THE CAPITAL NEEDS OF COMMERCIAL THEATRE BUILDINGS IN LONDON

  36.  The Committee indicates a wish to consider "progress with significant (re)development projects as may be brought to its attention". In this context we draw attention specifically to the enclosed report on modernising London's West End theatres published by The Theatres Trust in October 2003 under the title Act Now!

  37.  The report was the outcome of a two-year survey of the current fabric of West End theatres. It concludes that a major programme of renovation and adaptation is necessary to ensure that theatre-going remains attractive to the next generation and beyond; and it estimates that a total of £250 million (at 2003 prices) will need to be spent over a period of some 15 years.

  38.  The report also summarises the conclusions of an independent study commissioned by The Theatres Trust into the economics of theatre ownership. The study demonstrates that, despite its wider economic impact, commercial theatre operates on very tight margins of profitability. Moreover, the extent to which the industry can develop its capital assets is seriously constrained by planning/user restrictions and by the fact that all but a handful of West End theatres are protected by listed building status.

  39.  As Act Now! concludes, there is no prospect of the industry's being able to find from its normal operating profits the full £250 million which The Theatres Trust identifies as necessary. While the industry will of course do all it can, there is, as the report says: "no alternative but to look to Government or other outside agencies for some kind of matching assistance."

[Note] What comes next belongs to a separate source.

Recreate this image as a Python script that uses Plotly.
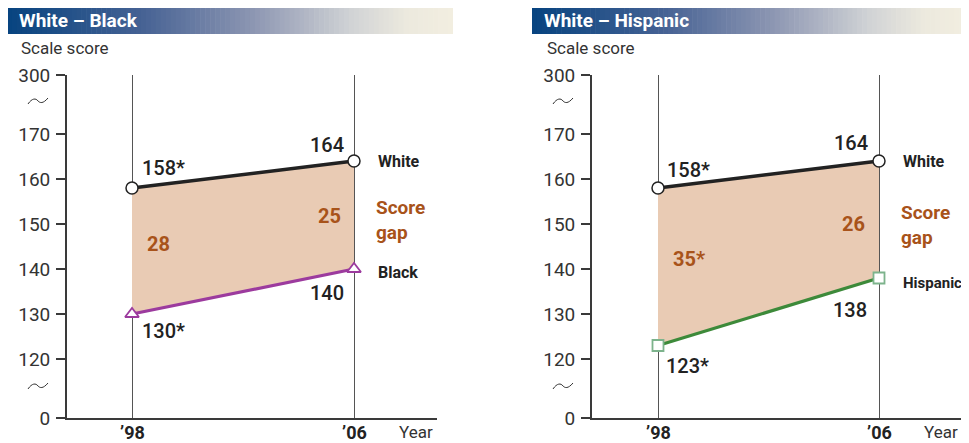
import plotly.graph_objects as go

# ---------------- data ----------------
years = [1998, 2006]
year_labels = ["’98", "’06"]
white_scores = [158, 164]
black_scores = [130, 140]
hispanic_scores = [123, 138]
white_text_wb = ["158*", "164"]
black_text = ["130*", "140"]
white_text_wh = ["158*", "164"]
hispanic_text = ["123*", "138"]
gap_wb = ["28", "25"]
gap_wh = ["35*", "26"]
ytick_vals_linear = [120, 130, 140, 150, 160, 170]
ytick_labels = ["0", "120", "130", "140", "150", "160", "170", "300"]

# page body has an 8px margin: the figure is drawn at (8, 8)
OFF = 8
W, H = 969 - OFF, 443 - OFF
PX_PER_UNIT = 4.5
Y_LO = 120 - (418 - 359) / PX_PER_UNIT   # position standing for 0 (broken axis)
Y_HI = 170 + (134 - 75) / PX_PER_UNIT    # position standing for 300
ytick_vals = [Y_LO] + ytick_vals_linear + [Y_HI]

def px(x):
    return max(0.0, min(1.0, (x - OFF) / W))

def py(y):
    return max(0.0, min(1.0, 1 - (y - OFF) / H))

FILL = "#e9cbb4"
BROWN = "#a8531a"
DARK = "#222222"
AXIS = "#3a3a3a"
PURPLE = "#9c3b9e"
GREEN = "#3d8a3a"
SQ = "#7db38c"
FONT = "Roboto, Liberation Sans, Arial"

fig = go.Figure()

def panel(xa, ya, upper, lower, lower_color, lower_symbol, lower_edge, upper_txt, lower_txt, gaps,
          lower_name, lower_name_size, shifts):
    fig.add_trace(go.Scatter(
        x=years + years[::-1], y=upper + lower[::-1], fill="toself",
        fillcolor=FILL, line=dict(width=0), mode="lines", hoverinfo="skip",
        xaxis=xa, yaxis=ya, showlegend=False))
    fig.add_trace(go.Scatter(
        x=years, y=lower, mode="lines+markers", xaxis=xa, yaxis=ya, showlegend=False,
        line=dict(color=lower_color, width=3.2),
        marker=dict(symbol=lower_symbol, size=12 if lower_symbol == "triangle-up" else 11,
                    color="white", line=dict(color=lower_edge, width=1.8))))
    fig.add_trace(go.Scatter(
        x=years, y=upper, mode="lines+markers", xaxis=xa, yaxis=ya, showlegend=False,
        line=dict(color=DARK, width=3.5),
        marker=dict(symbol="circle", size=12, color="white", line=dict(color=DARK, width=1.5))))

    xr = "x" if xa == "x" else "x2"
    yr = "y" if ya == "y" else "y2"
    vfont = dict(family=FONT, size=20, color=DARK, weight=500)
    nfont = dict(family=FONT, size=16, color=DARK, weight="bold")
    gfont = dict(family=FONT, size=20, color=BROWN, weight="bold")
    s = shifts
    def ann(x, y, text, font, xanchor, xs, ys):
        fig.add_annotation(x=x, y=y, xref=xr, yref=yr, text=text, font=font, showarrow=False,
                           xanchor=xanchor, yanchor="middle", xshift=xs, yshift=ys)
    ann(years[0], upper[0], upper_txt[0], vfont, "left", *s["u0"])
    ann(years[1], upper[1], upper_txt[1], vfont, "right", *s["u1"])
    ann(years[0], lower[0], lower_txt[0], vfont, "left", *s["l0"])
    ann(years[1], lower[1], lower_txt[1], vfont, "right", *s["l1"])
    ann(years[1], upper[1], "White", nfont, "left", *s["nw"])
    ann(years[1], lower[1], lower_name, dict(nfont, size=lower_name_size), "left", *s["nl"])
    ann(years[0], (upper[0] + lower[0]) / 2, gaps[0], gfont, "left", *s["g0"])
    ann(years[1], (upper[1] + lower[1]) / 2, gaps[1], gfont, "right", *s["g1"])
    fig.add_annotation(x=years[1], y=(upper[1] + lower[1]) / 2, xref=xr, yref=yr,
                       text="Score<br>gap", font=dict(gfont, size=19), showarrow=False, align="left",
                       xanchor="left", yanchor="middle", xshift=s["sg"][0], yshift=s["sg"][1])
    # year labels under the axis
    for yv, lab in zip(years, year_labels):
        fig.add_annotation(x=yv, y=py(432), xref=xr, yref="paper", text="<b>%s</b>" % lab,
                           font=dict(family=FONT, size=18, color=DARK), showarrow=False,
                           xanchor="center", yanchor="middle")

panel("x", "y", white_scores, black_scores, PURPLE, "triangle-up", PURPLE,
      white_text_wb, black_text, gap_wb, "Black", 16,
      dict(u0=(8, 20), u1=(-8, 16), l0=(8, -17), l1=(-8, -24), nw=(22, 0), nl=(22, -3),
           g0=(13, 7), g1=(-11, -1), sg=(20, -5)))
panel("x2", "y2", white_scores, hispanic_scores, GREEN, "square", SQ,
      white_text_wh, hispanic_text, gap_wh, "Hispanic", 15,
      dict(u0=(7, 18), u1=(-9, 18), l0=(6, -20), l1=(-10, -32), nw=(22, 0), nl=(22, -5),
           g0=(13, 8), g1=(-12, -4), sg=(20, -5)))

ydom = [py(418), py(75)]
xcommon = dict(tickvals=years, showticklabels=False,
               showgrid=True, gridcolor="#555555", gridwidth=1,
               showline=True, linecolor=AXIS, linewidth=1.8, zeroline=False,
               ticks="", fixedrange=True, automargin=False)
ycommon = dict(range=[Y_LO, Y_HI], tickvals=ytick_vals, ticktext=ytick_labels,
               showgrid=False, showline=True, linecolor=AXIS, linewidth=1.8, zeroline=False,
               ticks="outside", ticklen=9, tickwidth=1.5, tickcolor=AXIS,
               tickfont=dict(family=FONT, size=19, color="#333333"), ticklabelstandoff=2,
               domain=ydom, fixedrange=True, automargin=False)

x1_left, x1_right = 67, 437
x2_left, x2_right = 592, 963
ppy1 = (354 - 132) / 8
ppy2 = (879 - 658) / 8

fig.update_layout(
    width=W, height=H, margin=dict(l=0, r=0, t=0, b=0, pad=0, autoexpand=False),
    paper_bgcolor="white", plot_bgcolor="rgba(0,0,0,0)",
    xaxis=dict(xcommon, domain=[px(x1_left), px(x1_right)],
               range=[1998 - (132 - x1_left) / ppy1, 2006 + (x1_right - 354) / ppy1], anchor="y"),
    yaxis=dict(ycommon, anchor="x"),
    xaxis2=dict(xcommon, domain=[px(x2_left), px(x2_right)],
                range=[1998 - (658 - x2_left) / ppy2, 2006 + (x2_right - 879) / ppy2], anchor="y2"),
    yaxis2=dict(ycommon, anchor="x2"),
)

# header bars with gradient stripes
stops = [(0.0, (8, 68, 128)), (0.3, (70, 98, 148)), (0.55, (140, 150, 178)),
         (0.78, (210, 212, 214)), (0.9, (236, 233, 222)), (1.0, (242, 238, 224))]

def grad(t):
    for (t0, c0), (t1, c1) in zip(stops[:-1], stops[1:]):
        if t <= t1:
            f = (t - t0) / (t1 - t0)
            return "rgb(%d,%d,%d)" % tuple(round(a + (b - a) * f) for a, b in zip(c0, c1))
    return "rgb(%d,%d,%d)" % stops[-1][1]

shapes = []
for x0, x1, title in [(7, 453, "White – Black"), (532, 969, "White – Hispanic")]:
    n = 90
    for i in range(n):
        a = x0 + (x1 - x0) * i / n
        b = x0 + (x1 - x0) * (i + 1) / n + 0.6
        shapes.append(dict(type="rect", xref="paper", yref="paper", x0=px(a), x1=px(min(b, x1)),
                           y0=py(34), y1=py(7), fillcolor=grad(i / (n - 1)), line=dict(width=0),
                           layer="below"))
    fig.add_annotation(x=px(x0 + 10), y=py(20.5), xref="paper", yref="paper", text="<b>%s</b>" % title,
                       font=dict(family=FONT, size=19, color="white"), showarrow=False,
                       xanchor="left", yanchor="middle")

# axis break marks
def brk(cx, cy):
    pts = [(cx - 10, cy + 3), (cx - 6, cy - 3), (cx - 2, cy - 3), (cx + 2, cy + 2), (cx + 5, cy + 3), (cx + 10, cy - 3)]
    d = "M %f,%f C %f,%f %f,%f %f,%f C %f,%f %f,%f %f,%f" % (
        px(pts[0][0]), py(pts[0][1]), px(pts[1][0]), py(pts[1][1]), px(pts[2][0]), py(pts[2][1]),
        px(cx), py(cy), px(pts[3][0]), py(pts[3][1]), px(pts[4][0]), py(pts[4][1]),
        px(pts[5][0]), py(pts[5][1]))
    return dict(type="path", xref="paper", yref="paper", path=d, line=dict(color="#333333", width=1))

for axx in (38, 563):
    shapes.append(brk(axx, 101))
    shapes.append(brk(axx, 386))
fig.update_layout(shapes=shapes)

# axis titles
for sx, yx in [(19, 397), (545, 922)]:
    fig.add_annotation(x=px(sx), y=py(48), xref="paper", yref="paper", text="Scale score",
                       font=dict(family=FONT, size=17, color="#333333"), showarrow=False,
                       xanchor="left", yanchor="middle")
    fig.add_annotation(x=px(yx), y=py(432), xref="paper", yref="paper", text="Year",
                       font=dict(family=FONT, size=17, color="#333333"), showarrow=False,
                       xanchor="left", yanchor="middle")

fig.write_html("out.html")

  40.  Sir Cameron Mackintosh's recent refurbishment of the Prince of Wales theatre demonstrates what can be achieved. At the same time it illustrates the severity of the economic constraints faced by theatre owners. Sir Cameron spent some £8 million of his own money on the refurbishment, not as an investment decision but as an act of personal philanthropy. Despite this expenditure, the market value of the building is thought now to be little if any more than it was before the improvements.

  41.  In May 2004, the Secretary of State and Minister of State convened a seminar with members of the Society and other potentially interested parties with a view to finding a way forward on the issues identified in the Act Now! Report. SoLT and The Theatres Trust are now represented on a DCMS Working Group to pursue the matter in detail.

  42.  For its own part, SoLT has been working on the assumption that the theatre industry will need to find a way of contributing half the estimated total capital programme (ie £125 million over 15 years or so); and we are confident that we will be able to do this. We are working on the assumption that the balance of the £125 million may be forthcoming over the same time period from a consortium of cultural, heritage and economic interests.

  43.  If a package can indeed be put together, SoLT would envisage establishing a new independent charity for the receipt and disbursement of funds. We also envisage that all grants made should be made subject to the charity's taking a lien on the theatre buildings concerned to be exercised in the event that they should ever cease to be used for theatrical purposes.

  44.  We very much hope that the Working Group will be able to identify an agreed solution, at least in outline, within the next few months.

CONCLUSION

  45.  The subsidised and commercial sectors of theatre enjoy an increasingly close inter-relationship marked by a wide range of collaborations. When each is in rude health, the other benefits both directly and indirectly. But when one sector sneezes, the other tends to catch a cold.

  46.  The commercial sector has a strong interest in a subsidised sector that is robust, confident and adequately funded for the production and presentation of top quality theatre. Equally, the subsidised sector has a strong interest in a commercial sector that can provide an extended life for its best work in a theatrical setting that fully reflects the increasingly sophisticated expectations of contemporary audiences. That both should flourish is not only culturally desirable but also essential to the nation's economy.

  47.  We hope that the above submission may both serve to underline the timeliness and significance of the Committee's present inquiry and represent a helpful contribution to its conclusions in due course.